Imagine walking into a branch of a fast-food restaurant with a view to buying yourself a quadruple cheeseburger and fries, only to be told by the smiling counter-assistant; “Sorry, sir, we can’t serve you that food because you’re already too fat. Have a nice diet”.
When you protest at this public humiliation you will be told (through a rictus smile) that they are only acting on their legal advice.
This is the scenario that could be coming to a town near you if a certain Mr. Caeser Barber gets his way. Mr.Barber, a resident of New York City, has launched a legal action against several world-famous fast-food restaurant chains who, he claims, have conspired to turn him into a hog-beast.
“He claims the fast food restaurants, where Barber says he used to eat four or five times a week even after suffering a heart attack, did not properly disclose the ingredients of their food and the risks of eating too much.

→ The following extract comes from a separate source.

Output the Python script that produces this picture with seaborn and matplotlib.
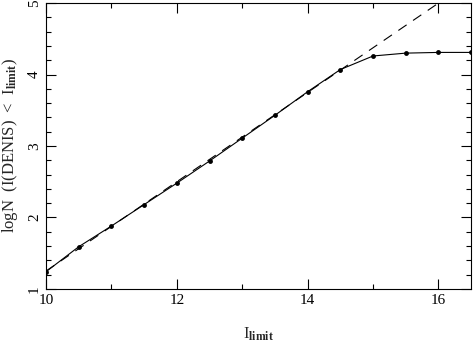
import numpy as np
import pandas as pd
import matplotlib
matplotlib.use('Agg')
import matplotlib.pyplot as plt
import seaborn as sns
from matplotlib.ticker import MultipleLocator

i_limit = [10.0, 10.5, 11.0, 11.5, 12.0, 12.5, 13.0, 13.5, 14.0, 14.5, 15.0, 15.5, 16.0, 16.5]
log_n = [1.24, 1.59, 1.88, 2.18, 2.48, 2.79, 3.11, 3.43, 3.76, 4.07, 4.26, 4.30, 4.31, 4.31]
fit_x = [10.0, 16.0]
fit_y = [1.25, 5.0]


def set_style():
    sns.set_style('ticks')
    plt.rcParams['font.family'] = ['Liberation Serif', 'DejaVu Serif']
    plt.rcParams['mathtext.fontset'] = 'custom'
    plt.rcParams['mathtext.rm'] = 'Liberation Serif'
    plt.rcParams['mathtext.bf'] = 'Liberation Serif:bold'
    plt.rcParams['mathtext.it'] = 'Liberation Serif:italic'


def plot_data(out_path):
    df = pd.DataFrame({'I_limit': i_limit, 'logN': log_n})
    fit = pd.DataFrame({'x': fit_x, 'y': fit_y})
    fig, ax = plt.subplots(figsize=(4.74, 3.46), dpi=100)
    fig.subplots_adjust(left=0.097, right=0.994, bottom=0.165, top=0.991)
    sns.lineplot(data=fit, x='x', y='y', ax=ax, color='black', lw=0.8,
                 linestyle=(0, (9, 7)))
    sns.lineplot(data=df, x='I_limit', y='logN', ax=ax, color='black', lw=0.8,
                 marker='o', markersize=3.5, markeredgewidth=0)
    ax.set_xlim(10, 16.5)
    ax.set_ylim(1, 5)
    ax.xaxis.set_major_locator(MultipleLocator(2))
    ax.xaxis.set_minor_locator(MultipleLocator(1))
    ax.yaxis.set_major_locator(MultipleLocator(1))
    ax.yaxis.set_minor_locator(MultipleLocator(0.2))
    ax.tick_params(which='both', direction='in', top=True, right=True,
                   width=0.8, labelsize=11, colors='black')
    ax.tick_params(which='major', length=7)
    ax.tick_params(which='minor', length=3.5)
    ax.tick_params(axis='y', labelrotation=90)
    for lab in ax.get_yticklabels():
        lab.set_va('center')
    for s in ax.spines.values():
        s.set_linewidth(0.8)
        s.set_color('black')
    ax.set_xlabel(r'I$_{\mathbf{limit}}$', fontsize=12)
    ax.xaxis.set_label_coords(0.5, -0.13)
    ax.set_ylabel(r'logN  (I(DENIS)  <  I$_{\mathbf{limit}}$)', fontsize=12)
    ax.yaxis.set_label_coords(-0.06, 0.5)
    fig.savefig(out_path, facecolor='white')
    plt.close(fig)


def main():
    set_style()
    plot_data('out.png')


if __name__ == "__main__":
    main()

It is too much to hope that that is a mis-print? Even after suffering a heart-attack this human vacuum-cleaner continued shovelling cheeseburgers and fried chicken down his neck. As somebody who is engaged in a lifelong jihad against flab, I am only too aware that my waistline is entirely my own responsibility but that sort of makes me a marginal minority in an age when one’s woes are expected be laid at someone else’s doorstep.
I could wax angrily about the rank silliness and raging absurdity of this victim-culture but I’d only be treading over well-worn carpet. Besides, Mr.Barber is highly likely to win regardless of my posturings.
Those of us who are familiar with the Holy Scripture of Post-Modernism (Neurosis, Chapter 1, verse 12 – “He that provideth for me shall face a mighty reckoning for his sin”) know only too well how this will play out. Mr.Barber will sit in the Courtroom (in a reinforced chair and with some sort of drip in his arm for theatrical effect – it generally works) and blub about his ruined life. His pudgy hand will wipe away a tear as he recounts how his childhood dreams of competing in the Olympic Decathalon have been cruelly dashed by Colonel Sanders and his monstrous regiment of corporate calorie-peddlers. Mr.Barber will blub, the Judge will blub, the lawyers will blub, the jury will blub and the press reporters will blub. Everyone will have a good old blub about blubber and the good citizens of New York will do their humane duty and compensate this poor man and punish the wicked purveyors of tasty nosh who have actually profited from his misery.
And once the inevitable verdict has been delivered, the flood-gates (or should that be ‘the food-gates’) will be open for everyone who has ever popped a button off their shirt or moved up from dress size 14 to dress size 16. The money may even make it worthwhile. Hey, if you can’t be beautiful, you may as well be rich. I swear that I see a new form of prohibition on the horizon, together with a War on French Fries.